Common Mistakes That Wreck Scalability and Reliability
Here’s where most teams go off the rails:
- Overengineering – If you need a 50-page diagram to explain your stack, you’re in trouble.
- Ignoring security – Scalability and reliability mean nothing if you’re pwned.
- Manual fixes – If someone keeps SSH-ing into servers to “fix” things, it’s only a matter of time.
- No disaster recovery plan – Your backups are only as good as your last restore test.
- Single points of failure – If one node takes everything down, you’ve built a house of cards.
FAQ
What makes a DevOps stack scalable?
Automated deployment, elastic infrastructure, and container orchestration are the backbone of a scalable DevOps stack. You need systems that expand capacity smoothly – no hand-holding required.
How do you ensure reliability in DevOps pipelines?
Test everything, automate rollbacks, monitor all the things, and never trust a deployment that hasn’t failed at least once in staging.
What are the biggest risks to reliability?
Manual interventions, lack of monitoring, and single points of failure are the top three. Also, forgetting to test your backups is a classic blunder.
How often should you revisit your stack?
If you haven’t reviewed your stack in the last six months, you’re overdue. Tech changes faster than your coffee gets cold.

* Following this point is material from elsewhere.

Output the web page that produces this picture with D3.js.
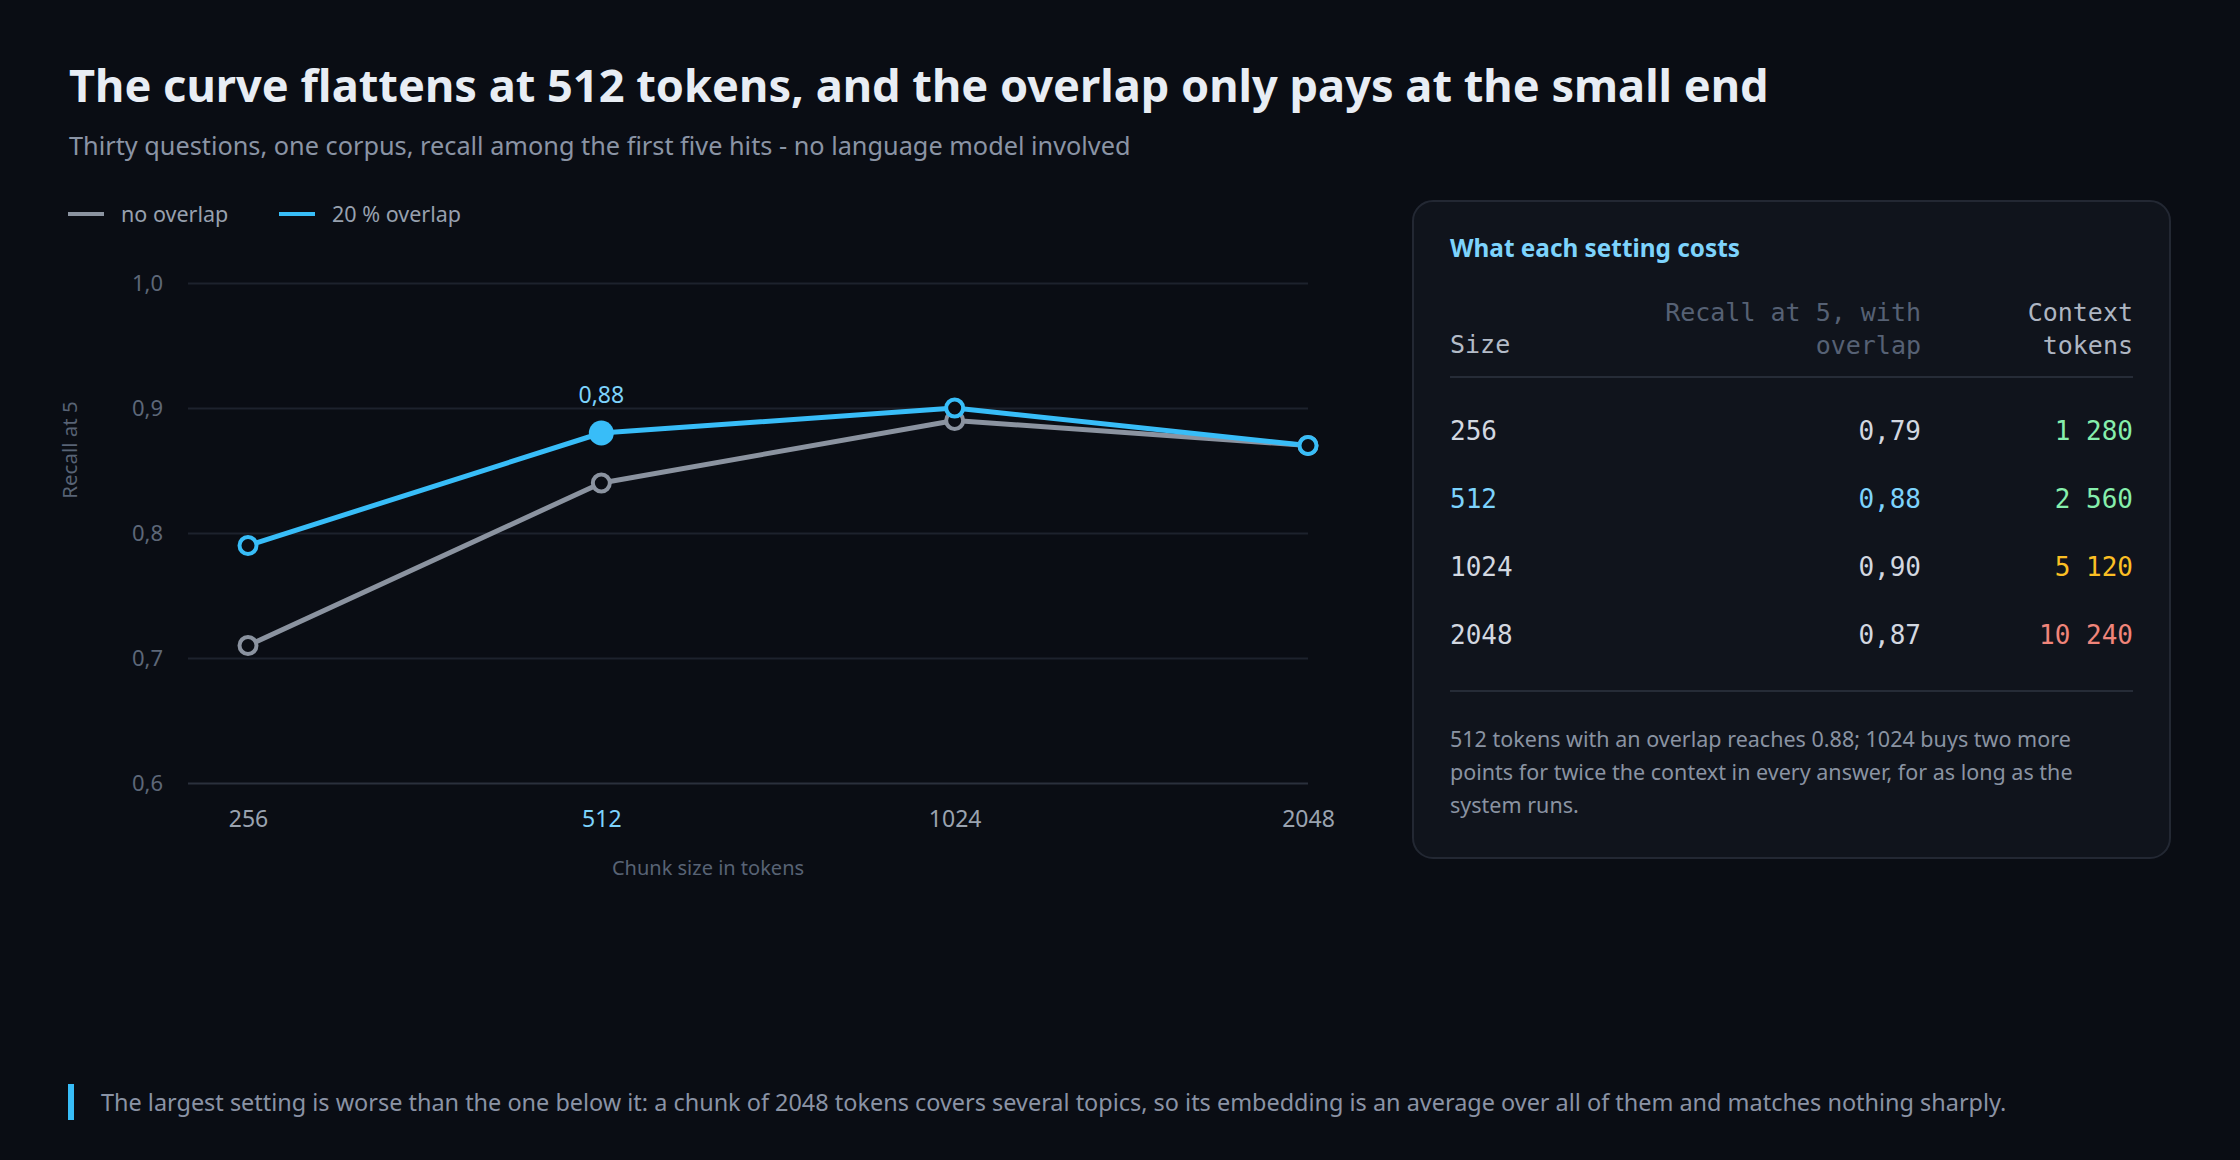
<!DOCTYPE html>
<html lang="en">
  <head>
    <meta charset="UTF-8" />
    <title>Chunk size and recall</title>
    <style>
      html,
      body {
        margin: 0;
        padding: 0;
        background: #0a0d14;
      }
      svg {
        display: block;
        font-family: "Noto Sans", sans-serif;
      }
      .mono {
        font-family: "DejaVu Sans Mono", monospace;
      }
    </style>
  </head>
  <body>
    <svg id="chart" width="2240" height="1160"></svg>
  </body>
  <script src="https://cdn.jsdelivr.net/npm/d3@7"></script>
  <script>
    // data
    const sizes = ["256", "512", "1024", "2048"];
    const noOverlap = [0.71, 0.84, 0.89, 0.87];
    const withOverlap = [0.79, 0.88, 0.9, 0.87];
    const contextTokens = [1280, 2560, 5120, 10240];
    const tokenColors = ["#86efac", "#86efac", "#fbbf24", "#f0857a"];
    const yTicks = [0.6, 0.7, 0.8, 0.9, 1.0];
    const highlight = "512";

    const noteLines = [
      "512 tokens with an overlap reaches 0.88; 1024 buys two more",
      "points for twice the context in every answer, for as long as the",
      "system runs.",
    ];

    const locale = d3.formatLocale({
      decimal: ",",
      thousands: " ",
      grouping: [3],
      currency: ["", ""],
    });
    const fmt1 = locale.format(".1f");
    const fmt2 = locale.format(".2f");
    const fmtInt = locale.format(",d");

    const bg = "#0a0d14";
    const blue = "#38bdf8";
    const grey = "#8b93a0";

    const svg = d3.select("#chart");
    svg.append("rect").attr("width", 2240).attr("height", 1160).attr("fill", bg);

    // shrink/grow a text's font size until it spans the given width
    function fitText(sel, width) {
      const w = sel.node().getComputedTextLength();
      const fs = parseFloat(sel.attr("font-size"));
      sel.attr("font-size", (fs * width) / w);
      return sel;
    }

    // headings
    fitText(
      svg
        .append("text")
        .attr("x", 69)
        .attr("y", 102)
        .attr("font-size", 44)
        .attr("font-weight", 700)
        .attr("fill", "#e8edf4")
        .text("The curve flattens at 512 tokens, and the overlap only pays at the small end"),
      1700
    );
    fitText(
      svg
        .append("text")
        .attr("x", 69)
        .attr("y", 155)
        .attr("font-size", 25)
        .attr("fill", "#8a94a5")
        .text("Thirty questions, one corpus, recall among the first five hits - no language model involved"),
      1062
    );

    // legend
    const legend = [
      { label: "no overlap", color: grey, x: 68 },
      { label: "20 % overlap", color: blue, x: 279 },
    ];
    const lg = svg.selectAll(".legend").data(legend).join("g").attr("class", "legend");
    lg.append("line")
      .attr("x1", (d) => d.x)
      .attr("x2", (d) => d.x + 36)
      .attr("y1", 214)
      .attr("y2", 214)
      .attr("stroke", (d) => d.color)
      .attr("stroke-width", 4);
    lg.append("text")
      .attr("x", (d) => d.x + 53)
      .attr("y", 222)
      .attr("font-size", 21.5)
      .attr("fill", "#97a0ae")
      .text((d) => d.label);

    // scales
    const x = d3.scalePoint().domain(sizes).range([248, 1308]);
    const y = d3.scaleLinear().domain([0.6, 1.0]).range([783, 283]);
    const plotLeft = 188,
      plotRight = 1308;

    const yAxis = svg
      .append("g")
      .attr("transform", `translate(${plotLeft},0)`)
      .call(
        d3
          .axisLeft(y)
          .tickValues(yTicks)
          .tickFormat(fmt1)
          .tickSize(-(plotRight - plotLeft))
          .tickPadding(25)
      );
    yAxis.select(".domain").remove();
    yAxis
      .selectAll(".tick line")
      .attr("stroke", (d) => (d === 0.6 ? "#2a303c" : "#1d222d"))
      .attr("stroke-width", 2);
    yAxis
      .selectAll(".tick text")
      .attr("font-family", "Noto Sans")
      .attr("font-size", 22)
      .attr("fill", "#5d6778");

    const xAxis = svg
      .append("g")
      .attr("transform", `translate(0,${y(0.6)})`)
      .call(d3.axisBottom(x).tickSize(0).tickPadding(28));
    xAxis.select(".domain").remove();
    xAxis
      .selectAll(".tick text")
      .attr("font-family", "Noto Sans")
      .attr("font-size", 23)
      .attr("fill", (d) => (d === highlight ? "#7dd3fc" : "#9aa3b0"));

    svg
      .append("text")
      .attr("x", 708)
      .attr("y", 875)
      .attr("text-anchor", "middle")
      .attr("font-size", 20)
      .attr("fill", "#586375")
      .text("Chunk size in tokens");
    svg
      .append("text")
      .attr("transform", "translate(77,450) rotate(-90)")
      .attr("text-anchor", "middle")
      .attr("font-size", 20.5)
      .attr("fill", "#586375")
      .text("Recall at 5");

    // lines and markers
    const series = [
      { name: "no overlap", values: noOverlap, color: grey },
      { name: "20 % overlap", values: withOverlap, color: blue },
    ];
    const line = d3
      .line()
      .x((d, i) => x(sizes[i]))
      .y((d) => y(d));

    series.forEach((s) => {
      svg
        .append("path")
        .datum(s.values)
        .attr("d", line)
        .attr("fill", "none")
        .attr("stroke", s.color)
        .attr("stroke-width", 5)
        .attr("stroke-linejoin", "round");
    });
    series.forEach((s) => {
      const hl = s.values === withOverlap;
      svg
        .append("g")
        .selectAll("circle")
        .data(s.values)
        .join("circle")
        .attr("cx", (d, i) => x(sizes[i]))
        .attr("cy", (d) => y(d))
        .attr("r", (d, i) => (hl && sizes[i] === highlight ? 12.5 : 8.5))
        .attr("fill", (d, i) => (hl && sizes[i] === highlight ? blue : bg))
        .attr("stroke", s.color)
        .attr("stroke-width", (d, i) => (hl && sizes[i] === highlight ? 0 : 4));
    });

    const hi = sizes.indexOf(highlight);
    svg
      .append("text")
      .attr("x", x(highlight))
      .attr("y", y(withOverlap[hi]) - 30)
      .attr("text-anchor", "middle")
      .attr("font-size", 23)
      .attr("fill", "#7dd3fc")
      .text(fmt2(withOverlap[hi]));

    // side panel
    const panel = svg.append("g");
    panel
      .append("rect")
      .attr("x", 1413)
      .attr("y", 201)
      .attr("width", 757)
      .attr("height", 657)
      .attr("rx", 20)
      .attr("fill", "#10141c")
      .attr("stroke", "#232833")
      .attr("stroke-width", 2);

    fitText(
      panel
        .append("text")
        .attr("x", 1450)
        .attr("y", 257)
        .attr("font-size", 24)
        .attr("font-weight", 700)
        .attr("fill", "#7dd3fc")
        .text("What each setting costs"),
      290
    );

    const colSize = 1450,
      colRecall = 1921,
      colTokens = 2133;

    const head = panel.append("g").attr("class", "mono").attr("font-size", 25);
    head.append("text").attr("x", colSize).attr("y", 353).attr("fill", "#b4bcc8").text("Size");
    head
      .append("text")
      .attr("x", colRecall)
      .attr("text-anchor", "end")
      .attr("fill", "#566174")
      .selectAll("tspan")
      .data(["Recall at 5, with", "overlap"])
      .join("tspan")
      .attr("x", colRecall)
      .attr("y", (d, i) => 321 + i * 33)
      .text((d) => d);
    head
      .append("text")
      .attr("x", colTokens)
      .attr("text-anchor", "end")
      .attr("fill", "#aeb6c2")
      .selectAll("tspan")
      .data(["Context", "tokens"])
      .join("tspan")
      .attr("x", colTokens)
      .attr("y", (d, i) => 321 + i * 33)
      .text((d) => d);

    panel
      .selectAll(".rule")
      .data([377, 691])
      .join("line")
      .attr("x1", colSize)
      .attr("x2", colTokens)
      .attr("y1", (d) => d)
      .attr("y2", (d) => d)
      .attr("stroke", "#262c37")
      .attr("stroke-width", 2);

    const rowY = d3.scalePoint().domain(sizes).range([440, 644]);
    const rows = panel
      .selectAll(".row")
      .data(sizes)
      .join("g")
      .attr("class", "row mono")
      .attr("font-size", 26)
      .attr("transform", (d) => `translate(0,${rowY(d)})`);
    rows
      .append("text")
      .attr("x", colSize)
      .attr("fill", (d) => (d === highlight ? "#7dd3fc" : "#d3d8e0"))
      .text((d) => d);
    rows
      .append("text")
      .attr("x", colRecall)
      .attr("text-anchor", "end")
      .attr("fill", (d) => (d === highlight ? "#7dd3fc" : "#d3d8e0"))
      .text((d, i) => fmt2(withOverlap[i]));
    rows
      .append("text")
      .attr("x", colTokens)
      .attr("text-anchor", "end")
      .attr("fill", (d, i) => tokenColors[i])
      .text((d, i) => fmtInt(contextTokens[i]));

    const note = panel
      .append("text")
      .attr("font-size", 21)
      .attr("fill", "#8a93a2");
    note
      .selectAll("tspan")
      .data(noteLines)
      .join("tspan")
      .attr("x", 1450)
      .attr("y", (d, i) => 747 + i * 33)
      .text((d) => d);
    // size the note from its first line
    const firstLine = note.select("tspan").node().getComputedTextLength();
    note.attr("font-size", (21 * 621) / firstLine);

    // footnote
    svg
      .append("rect")
      .attr("x", 68)
      .attr("y", 1084)
      .attr("width", 6)
      .attr("height", 36)
      .attr("fill", blue);
    fitText(
      svg
        .append("text")
        .attr("x", 101)
        .attr("y", 1111)
        .attr("font-size", 25)
        .attr("fill", "#8a93a5")
        .text(
          "The largest setting is worse than the one below it: a chunk of 2048 tokens covers several topics, so its embedding is an average over all of them and matches nothing sharply."
        ),
      1906
    );
  </script>
</html>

Are cloud-native tools always better?
No, but they’re usually easier to scale. Pick what fits your team and your budget – don’t just follow the herd.
Final Take | Build for Scale, Prepare for Chaos
Stop praying your stack holds up and start engineering it to thrive under pressure. the right mix of automation, monitoring, and resilient architecture is the only path to real scalability and reliability.